Lightly sand the rod 40mm either side of the joint and mix up a small batch of epoxy resin. You will need a small brush (or spatula if proficient) and some electrical tape. If possible leave the glass tape on the roll in case you need more during the wetting out process. If you don't have the glass on a roll you can wind it around a piece of dowel and have a handle making it easier to put tension on the tape. You will need 30cm or so per repair and it is handy to have some spare in case you have to repair another batten.
Start by wetting out the first 10cm of tape. Wind the tape onto the middle rod end of the join with the dowel or centre of the roll on the opposite side of the tape to the batten. This allows you to keep tension on the roll. Wind the tape onto itself until you feel it gripping and then proceed to wind towards the join wetting the tape out as you go. Overlap by about a half tape width so that you have 2 layers of glass minimum over the joint. You might want to wind the tape around the middle rod just as it meets the tail rod to reduce the step up to the larger rod. Continue winding over the join until you reach the other end of the sanded area. Cut the glass of at a point which is still dry and wrap it around the batten with the brush to wet out.

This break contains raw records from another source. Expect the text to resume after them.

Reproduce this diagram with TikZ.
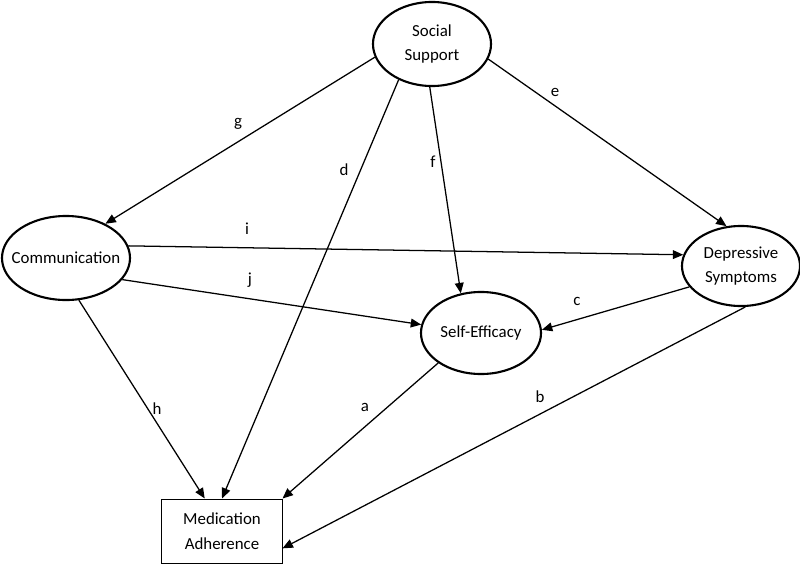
\documentclass[tikz,border=0pt]{standalone}
\usepackage{fontspec}
\setmainfont{Carlito}
\usetikzlibrary{shapes.geometric,arrows.meta}

\begin{document}
\begin{tikzpicture}
  [
  x=0.025cm, y=-0.025cm,
  font=\fontsize{12}{17.5}\selectfont,
  construct/.style={ellipse, draw=black, line width=1.5pt, inner xsep=-8pt, inner ysep=0pt, align=center},
  outcome/.style={rectangle, draw=black, line width=0.7pt, minimum width=3cm, minimum height=1.6cm, align=center},
  path/.style={line width=0.9pt, -{Triangle[length=2.6mm,width=2.2mm]}},
  lbl/.style={inner sep=1pt}
  ]

\useasboundingbox (0,0) rectangle (800,565);

\node[construct, minimum width=2.95cm, minimum height=2.1cm] (social) at (432,44) {Social\\Support};
\node[construct, minimum width=3.2cm, minimum height=2.1cm] (comm) at (66,258) {Communication};
\node[construct, minimum width=2.95cm, minimum height=2.0cm] (depr) at (741,266) {Depressive\\Symptoms};
\node[construct, minimum width=3.0cm, minimum height=2.05cm] (eff) at (481,333) {Self-Efficacy};
\node[outcome] (adh) at (222,531) {Medication\\Adherence};

\node[lbl] (lg) at (238,124) {g};
\node[lbl] (ld) at (344,170) {d};
\node[lbl] (lf) at (433,162) {f};
\node[lbl] (le) at (555,92) {e};
\node[lbl] (li) at (247,229) {i};
\node[lbl] (lj) at (250,280) {j};
\node[lbl] (lc) at (577,301) {c};
\node[lbl] (lh) at (157,409) {h};
\node[lbl] (la) at (365,407) {a};
\node[lbl] (lb) at (540,397) {b};

\draw[path] (social.193) -- (comm.41);
\draw[path] (social.227) -- (adh.north);
\draw[path] (social.267) -- (eff.117);
\draw[path] (social.345) -- (depr.110);
\draw[path] (comm.11) -- (depr.169);
\draw[path] (comm.339) -- (eff.172);
\draw[path] (comm.287) -- (adh.118);
\draw[path] (depr.202) -- (eff.3);
\draw[path] (depr.276) -- (adh.344);
\draw[path] (eff.215) -- (adh.north east);
\end{tikzpicture}
\end{document}
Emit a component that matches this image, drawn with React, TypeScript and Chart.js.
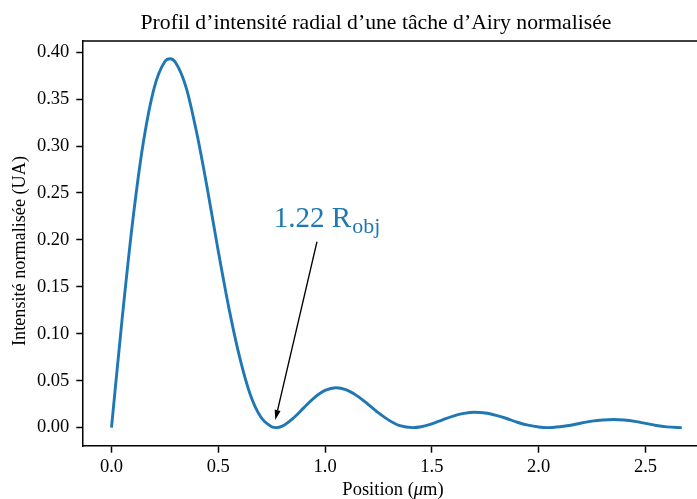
import React, { useEffect, useRef } from "react";
import { Chart, registerables } from "chart.js";

Chart.register(...registerables);

// ---- Data ----
const positions = [
  0, 0.05, 0.1, 0.15, 0.2, 0.25, 0.275, 0.3, 0.35, 0.4, 0.45, 0.5, 0.55, 0.6, 0.65, 0.7, 0.75, 0.77,
  0.8, 0.85, 0.9, 0.95, 1.0, 1.05, 1.1, 1.15, 1.2, 1.25, 1.3, 1.35, 1.41, 1.45, 1.5, 1.55, 1.6,
  1.65, 1.7, 1.75, 1.8, 1.85, 1.9, 1.95, 2.0, 2.04, 2.1, 2.15, 2.2, 2.25, 2.3, 2.35, 2.4, 2.45,
  2.5, 2.55, 2.6, 2.65, 2.67,
];
const intensity = [
  0, 0.116, 0.221, 0.305, 0.362, 0.39, 0.393, 0.389, 0.362, 0.313, 0.253, 0.188, 0.127, 0.075,
  0.035, 0.011, 0.001, 0, 0.0016, 0.0098, 0.021, 0.032, 0.0396, 0.0425, 0.0402, 0.0338, 0.025,
  0.0156, 0.0077, 0.002, 0, 0.0009, 0.004, 0.0083, 0.0123, 0.0151, 0.0164, 0.0156, 0.0131,
  0.0097, 0.0057, 0.0026, 0.0006, 0, 0.0009, 0.0025, 0.0049, 0.0069, 0.0081, 0.0087, 0.0081,
  0.0066, 0.0045, 0.0023, 0.0008, 0.0001, 0,
];
const xTicks = [0, 0.5, 1.0, 1.5, 2.0, 2.5];
const yTicks = [0, 0.05, 0.1, 0.15, 0.2, 0.25, 0.3, 0.35, 0.4];

const TITLE = "Profil d’intensité radial d’une tâche d’Airy normalisée";
const Y_LABEL = "Intensité normalisée (UA)";
const X_LABEL_A = "Position (";
const X_LABEL_MU = "μ";
const X_LABEL_B = "m)";
const ANNOT_MAIN = "1.22 R";
const ANNOT_SUB = "obj";

// annotation anchor points (data coordinates)
const ANNOT_TEXT_X = 0.76;
const ANNOT_TEXT_Y = 0.2134;
const ARROW_FROM = { x: 0.962, y: 0.198 };
const ARROW_TO = { x: 0.767, y: 0.0081 };

const LINE_COLOR = "#1f77b4";
const FONT = "'Liberation Serif', 'Times New Roman', serif";

function fitSize(ctx: CanvasRenderingContext2D, text: string, target: number, style = "") {
  ctx.font = `${style}20px ${FONT}`;
  const w = ctx.measureText(text).width;
  return (20 * target) / w;
}

const overlay = {
  id: "overlay",
  afterDraw(chart: any) {
    const { ctx, chartArea: ca, scales } = chart;
    const xs = scales.x;
    const ys = scales.y;
    ctx.save();
    // top spine
    ctx.strokeStyle = "#000";
    ctx.lineWidth = 1.5;
    ctx.beginPath();
    ctx.moveTo(ca.left - 0.75, ca.top);
    ctx.lineTo(ca.right, ca.top);
    ctx.stroke();

    ctx.fillStyle = "#000";
    // title
    const ts = fitSize(ctx, TITLE, 471);
    ctx.font = `${ts}px ${FONT}`;
    ctx.textAlign = "center";
    ctx.textBaseline = "alphabetic";
    ctx.fillText(TITLE, 376, 29);

    // x label with italic mu
    const xlSize = 18.5;
    ctx.font = `${xlSize}px ${FONT}`;
    const wa = ctx.measureText(X_LABEL_A).width;
    const wb = ctx.measureText(X_LABEL_B).width;
    ctx.font = `italic ${xlSize}px ${FONT}`;
    const wm = ctx.measureText(X_LABEL_MU).width;
    const total = wa + wm + wb;
    const sx = 393 - total / 2;
    ctx.textAlign = "left";
    ctx.font = `${xlSize}px ${FONT}`;
    ctx.fillText(X_LABEL_A, sx, 495);
    ctx.font = `italic ${xlSize}px ${FONT}`;
    ctx.fillText(X_LABEL_MU, sx + wa, 495);
    ctx.font = `${xlSize}px ${FONT}`;
    ctx.fillText(X_LABEL_B, sx + wa + wm, 495);

    // y label
    const yl = fitSize(ctx, Y_LABEL, 190);
    ctx.save();
    ctx.translate(20, 251);
    ctx.rotate(-Math.PI / 2);
    ctx.font = `${yl}px ${FONT}`;
    ctx.textAlign = "center";
    ctx.textBaseline = "middle";
    ctx.fillText(Y_LABEL, 0, 0);
    ctx.restore();

    // annotation text
    const tx = xs.getPixelForValue(ANNOT_TEXT_X);
    const ty = ys.getPixelForValue(ANNOT_TEXT_Y);
    ctx.fillStyle = LINE_COLOR;
    ctx.textAlign = "left";
    ctx.textBaseline = "alphabetic";
    ctx.font = `29px ${FONT}`;
    ctx.fillText(ANNOT_MAIN, tx, ty);
    const mw = ctx.measureText(ANNOT_MAIN).width;
    ctx.font = `22px ${FONT}`;
    ctx.fillText(ANNOT_SUB, tx + mw + 1, ty + 6);

    // arrow
    const x1 = xs.getPixelForValue(ARROW_FROM.x);
    const y1 = ys.getPixelForValue(ARROW_FROM.y);
    const x2 = xs.getPixelForValue(ARROW_TO.x);
    const y2 = ys.getPixelForValue(ARROW_TO.y);
    const ang = Math.atan2(y2 - y1, x2 - x1);
    const hl = 10;
    const hw = 3;
    const bx = x2 - hl * Math.cos(ang);
    const by = y2 - hl * Math.sin(ang);
    ctx.strokeStyle = "#000";
    ctx.lineWidth = 1.3;
    ctx.beginPath();
    ctx.moveTo(x1, y1);
    ctx.lineTo(bx, by);
    ctx.stroke();
    ctx.fillStyle = "#000";
    ctx.beginPath();
    ctx.moveTo(x2, y2);
    ctx.lineTo(bx + hw * Math.sin(ang), by - hw * Math.cos(ang));
    ctx.lineTo(bx - hw * Math.sin(ang), by + hw * Math.cos(ang));
    ctx.closePath();
    ctx.fill();
    ctx.restore();
  },
};

export default function App() {
  const ref = useRef<HTMLCanvasElement | null>(null);
  useEffect(() => {
    if (!ref.current) return;
    const data = positions.map((p, i) => ({ x: p, y: intensity[i] }));
    const chart = new Chart(ref.current, {
      type: "line",
      data: {
        datasets: [
          {
            data,
            borderColor: LINE_COLOR,
            borderWidth: 2.9,
            pointRadius: 0,
            fill: false,
            cubicInterpolationMode: "monotone",
          },
        ],
      },
      options: {
        responsive: false,
        animation: false,
        devicePixelRatio: 1,
        layout: { padding: { top: 41, left: 0, right: 0, bottom: 0 } },
        plugins: { legend: { display: false }, title: { display: false }, tooltip: { enabled: false } },
        scales: {
          x: {
            type: "linear",
            min: -0.1333,
            max: 2.7412,
            afterBuildTicks: (s: any) => {
              s.ticks = xTicks.map((v) => ({ value: v }));
            },
            afterFit: (s: any) => {
              s.height = 53;
            },
            border: { color: "#000", width: 1.5 },
            grid: { drawOnChartArea: false, drawTicks: true, tickLength: 6.7, tickWidth: 1.5, tickColor: "#000" },
            ticks: {
              color: "#000",
              padding: 3,
              maxRotation: 0,
              font: { family: FONT, size: 18.5 },
              callback: (v: any) => Number(v).toFixed(1),
            },
          },
          y: {
            type: "linear",
            min: -0.0196,
            max: 0.4119,
            afterBuildTicks: (s: any) => {
              s.ticks = yTicks.map((v) => ({ value: v }));
            },
            afterFit: (s: any) => {
              s.width = 83;
            },
            border: { color: "#000", width: 1.5 },
            grid: { drawOnChartArea: false, drawTicks: true, tickLength: 6.7, tickWidth: 1.5, tickColor: "#000" },
            ticks: {
              color: "#000",
              padding: 7,
              font: { family: FONT, size: 18.5 },
              callback: (v: any) => Number(v).toFixed(2),
            },
          },
        },
      },
      plugins: [overlay],
    } as any);
    return () => chart.destroy();
  }, []);
  return (
    <div style={{ position: "absolute", left: 0, top: 0, width: 697, height: 499, background: "#fff" }}>
      <canvas ref={ref} width={697} height={499} style={{ width: 697, height: 499, display: "block" }} />
    </div>
  );
}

With the electrical tape(preferably black) attach it to the batten just before the area you started winding the tape and proceed to wrap it over the glass tape with a small amount of pressure to remove and trapped air and excess resin. Finish the tape past the wetout glass tape and allow it to cure for 24 hrs. Dont worry about the excess resin sitting on the tape as this will crack off when the tape is removed.

When the resin has cured remove the tape and if there are any lumps lightly sand them out. It is a good idea to wrap the join in electrical tape again to protect the batten pocket from damage due to wear over time. Your batten is repaired and you are good to go. You can use the above method to replace broken batten sections with new ones if you can get your hands on the right diameter glass or carbon pultrusion. This would maintain the exact batten curve but is obviously a more expensive option.